A review of the record indicates that both Detective Crumrine and Investigator Davis testified that, prior to questioning the appellant, Davis read him his Miranda rights.

It is clear to this Court, inasmuch as both police officers failed to specifically apprise the appellant of his rights to speak to his parents or guardian, that his confession was improperly admitted into evidence. Counsel’s failure to attempt to suppress the confession therefore constitutes “professional error” as defined by Strickland, supra. However, even without the confession, more than sufficient evidence existed in this case to support the appellant’s conviction. It is therefore the opinion of this Court that the appellant has failed to satis*775fy the “prejudice” prong of the Strickland test for inadequacy of counsel.

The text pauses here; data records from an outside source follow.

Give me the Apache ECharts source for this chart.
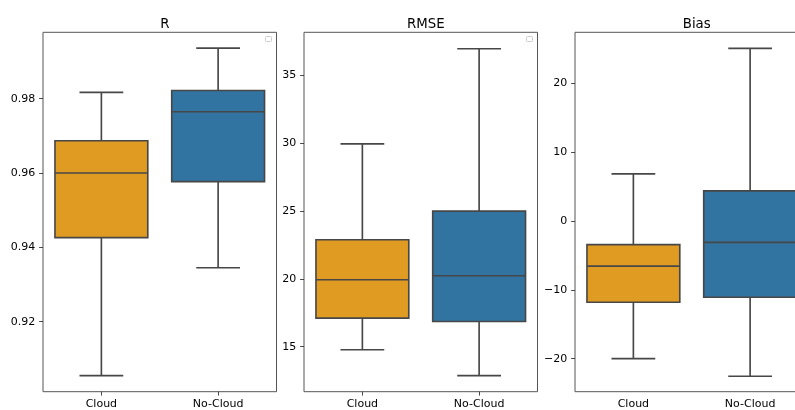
<!DOCTYPE html>
<html><head><meta charset="utf-8">
<script src="https://cdn.jsdelivr.net/npm/echarts@6/dist/echarts.min.js"></script>
<style>html,body{margin:0;padding:0;background:#fff;overflow:hidden}#c{width:812px;height:410px}</style>
</head><body><div id="c"></div>
<script>
const categories = ['Cloud', 'No-Cloud'];
const panelTitles = ['R', 'RMSE', 'Bias'];
// [low whisker, Q1, median, Q3, high whisker]
const rStats = [[0.9055, 0.9426, 0.9600, 0.9687, 0.9817], [0.9345, 0.9577, 0.9765, 0.9822, 0.9936]];
const rmseStats = [[14.78, 17.11, 19.93, 22.87, 29.93], [12.87, 16.86, 20.22, 24.98, 36.93]];
const biasStats = [[-20.0, -11.8, -6.55, -3.44, 6.84], [-22.56, -11.08, -3.10, 4.37, 25.09]];
const rTicks = [0.92, 0.94, 0.96, 0.98];
const rmseTicks = [15, 20, 25, 30, 35];
const biasTicks = [-20, -10, 0, 10, 20];
const rRange = [0.90116, 0.99787];
const rmseRange = [11.69, 38.14];
const biasRange = [-24.8, 27.42];

const boxColors = ['#E09C22', '#3274A1'];
const lineColor = '#474747';
const font = 'DejaVu Sans';

const panels = [
  {stats: rStats, ticks: rTicks, range: rRange, fmt: v => v.toFixed(2)},
  {stats: rmseStats, ticks: rmseTicks, range: rmseRange, fmt: v => String(v)},
  {stats: biasStats, ticks: biasTicks, range: biasRange, fmt: v => (v < 0 ? '\u2212' + Math.abs(v) : String(v))}
];
const gridLefts = [43, 304, 575];
const gridW = 233.5, gridTop = 32.3, gridH = 359.4;

function renderBox(params, api) {
  const i = api.value(0);
  const lo = api.value(1), q1 = api.value(2), md = api.value(3), q3 = api.value(4), hi = api.value(5);
  const band = api.size([1, 0])[0];
  const cx = api.coord([i, md])[0];
  const y = v => api.coord([i, v])[1];
  const bw = band * 0.795, cw = band * 0.375;
  const ls = {stroke: lineColor, lineWidth: 1.65};
  return {
    type: 'group',
    children: [
      {type: 'line', shape: {x1: cx, y1: y(lo), x2: cx, y2: y(q1)}, style: ls},
      {type: 'line', shape: {x1: cx, y1: y(q3), x2: cx, y2: y(hi)}, style: ls},
      {type: 'line', shape: {x1: cx - cw / 2, y1: y(lo), x2: cx + cw / 2, y2: y(lo)}, style: ls},
      {type: 'line', shape: {x1: cx - cw / 2, y1: y(hi), x2: cx + cw / 2, y2: y(hi)}, style: ls},
      {type: 'rect', shape: {x: cx - bw / 2, y: y(q3), width: bw, height: y(q1) - y(q3)},
        style: {fill: boxColors[i], stroke: lineColor, lineWidth: 1.65}},
      {type: 'line', shape: {x1: cx - bw / 2, y1: y(md), x2: cx + bw / 2, y2: y(md)}, style: ls}
    ]
  };
}

const option = {
  animation: false,
  backgroundColor: '#fff',
  title: panelTitles.map((t, k) => ({
    text: t, left: gridLefts[k] + gridW / 2, top: 13.5, textAlign: 'center',
    textStyle: {fontFamily: font, fontSize: 13.3, fontWeight: 'normal', color: '#000'}
  })),
  grid: gridLefts.map(l => ({left: l, top: gridTop, width: gridW, height: gridH,
    show: true, borderColor: '#555', borderWidth: 1, backgroundColor: 'transparent', containLabel: false})),
  xAxis: panels.map((p, k) => ({
    type: 'category', gridIndex: k, data: categories, boundaryGap: true,
    axisLine: {show: false},
    axisTick: {show: true, alignWithLabel: true, length: 3.9, lineStyle: {color: '#333', width: 0.9}},
    axisLabel: {fontFamily: font, fontSize: 11, color: '#000', margin: 6.5},
    splitLine: {show: false}
  })),
  yAxis: panels.map((p, k) => ({
    type: 'value', gridIndex: k, min: p.range[0], max: p.range[1],
    axisLine: {show: false},
    axisTick: {show: true, length: 3.9, customValues: p.ticks, lineStyle: {color: '#333', width: 0.9}},
    axisLabel: {fontFamily: font, fontSize: 11, color: '#000', margin: 7.8, customValues: p.ticks, formatter: p.fmt},
    splitLine: {show: false}
  })),
  series: panels.map((p, k) => ({
    type: 'custom', xAxisIndex: k, yAxisIndex: k,
    renderItem: renderBox, clip: true,
    data: p.stats.map((s, i) => [i].concat(s))
  })),
  graphic: [
    {type: 'rect', shape: {x: 265.5, y: 36.5, width: 6, height: 5, r: 1}, style: {fill: '#fff', stroke: '#ccc', lineWidth: 1}},
    {type: 'rect', shape: {x: 526.5, y: 36.5, width: 6, height: 5, r: 1}, style: {fill: '#fff', stroke: '#ccc', lineWidth: 1}}
  ]
};
const chart = echarts.init(document.getElementById('c'));
chart.setOption(option);
</script></body></html>
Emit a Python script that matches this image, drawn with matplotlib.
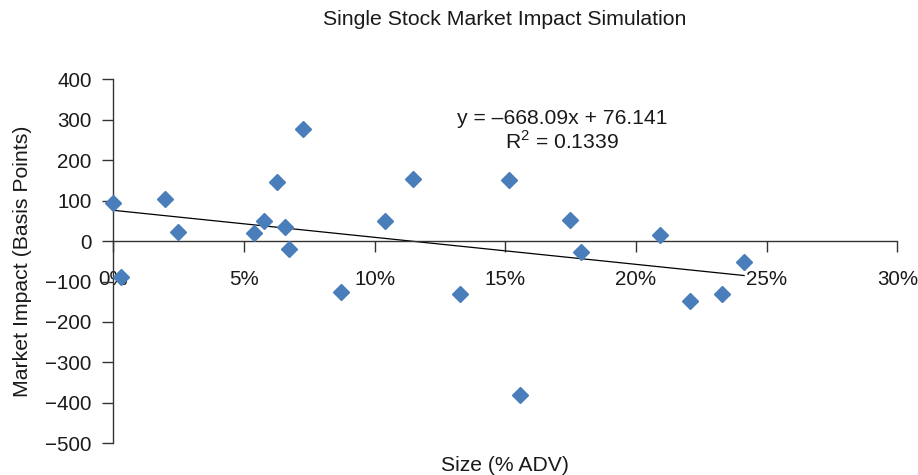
import numpy as np
import matplotlib; matplotlib.use("Agg")
import matplotlib.pyplot as plt
from matplotlib.ticker import PercentFormatter, MultipleLocator

plt.rcParams['font.family'] = ['Liberation Sans', 'DejaVu Sans']
plt.rcParams['mathtext.fontset'] = 'custom'
plt.rcParams['mathtext.rm'] = 'Liberation Sans'

# trade size as fraction of ADV, impact in basis points
size_adv = [0.0000, 0.0028, 0.0199, 0.0249, 0.0537, 0.0576, 0.0628, 0.0658,
            0.0671, 0.0725, 0.0871, 0.1039, 0.1146, 0.1327, 0.1514, 0.1555,
            0.1747, 0.1790, 0.2091, 0.2207, 0.2328, 0.2414]
impact_bp = [93, -90, 103, 22, 19, 50, 147, 34,
             -19, 276, -125, 50, 154, -132, 150, -381,
             52, -26, 16, -149, -132, -52]
slope, intercept = -668.09, 76.141
r2 = 0.1339

TXT = "#1a1a1a"
fig = plt.figure(figsize=(9.18, 4.75), dpi=100)
ax = fig.add_axes([0.1234, 0.0667, 0.854, 0.7663])

ax.plot(size_adv, impact_bp, "D", color="#4a7ebb", mec="#4a7ebb", ms=8.6,
        zorder=3, clip_on=False)
xs = np.array([min(size_adv), max(size_adv)])
ax.plot(xs, slope * xs + intercept, "-", color="black", lw=0.9, zorder=2)

ax.set_xlim(0, 0.30); ax.set_ylim(-500, 400)
ax.xaxis.set_major_locator(MultipleLocator(0.05))
ax.xaxis.set_major_formatter(PercentFormatter(xmax=1, decimals=0))
ax.yaxis.set_major_locator(MultipleLocator(100))

for s in ("top", "right"):
    ax.spines[s].set_visible(False)
ax.spines["bottom"].set_position(("data", 0))
ax.spines["left"].set_position(("data", 0))
for s in ("bottom", "left"):
    ax.spines[s].set_color("#333333"); ax.spines[s].set_linewidth(1.0)

ax.tick_params(axis="x", direction="out", length=8, width=1, color="#333333",
               pad=13, labelsize=14.8, labelcolor=TXT)
ax.tick_params(axis="y", direction="out", length=8, width=1, color="#333333",
               pad=7.5, labelsize=14.8, labelcolor=TXT)

ax.text(0.1716, 304, "y = \u2013668.09x + 76.141", ha="center", va="center",
        fontsize=15.2, color=TXT)
ax.text(0.1716, 246, "R$^2$ = %.4f" % r2, ha="center", va="center",
        fontsize=15.2, color=TXT)

fig.text(0.550, 0.958, "Single Stock Market Impact Simulation", ha="center",
         va="center", fontsize=15.3, color=TXT)
fig.text(0.550, 0.021, "Size (% ADV)", ha="center", va="center", fontsize=15.2,
         color=TXT)
fig.text(0.024, 0.4495, "Market Impact (Basis Points)", ha="center", va="center",
         rotation=90, fontsize=15.3, color=TXT)

fig.savefig("out.png", dpi=100)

The appellant also raises other arguments in furtherance of his claims. However, the record is devoid of any evidence that would support these contentions.

For the foregoing reasons, the judgment of the circuit court is due to be affirmed.

AFFIRMED.

All Judges concur with BOWEN, P.J., concurring in result only.

. This cause was originally remanded by this Court with an opinion by Judge Leigh Clark. It was reassigned to Judge McMillan on February 15, 1988.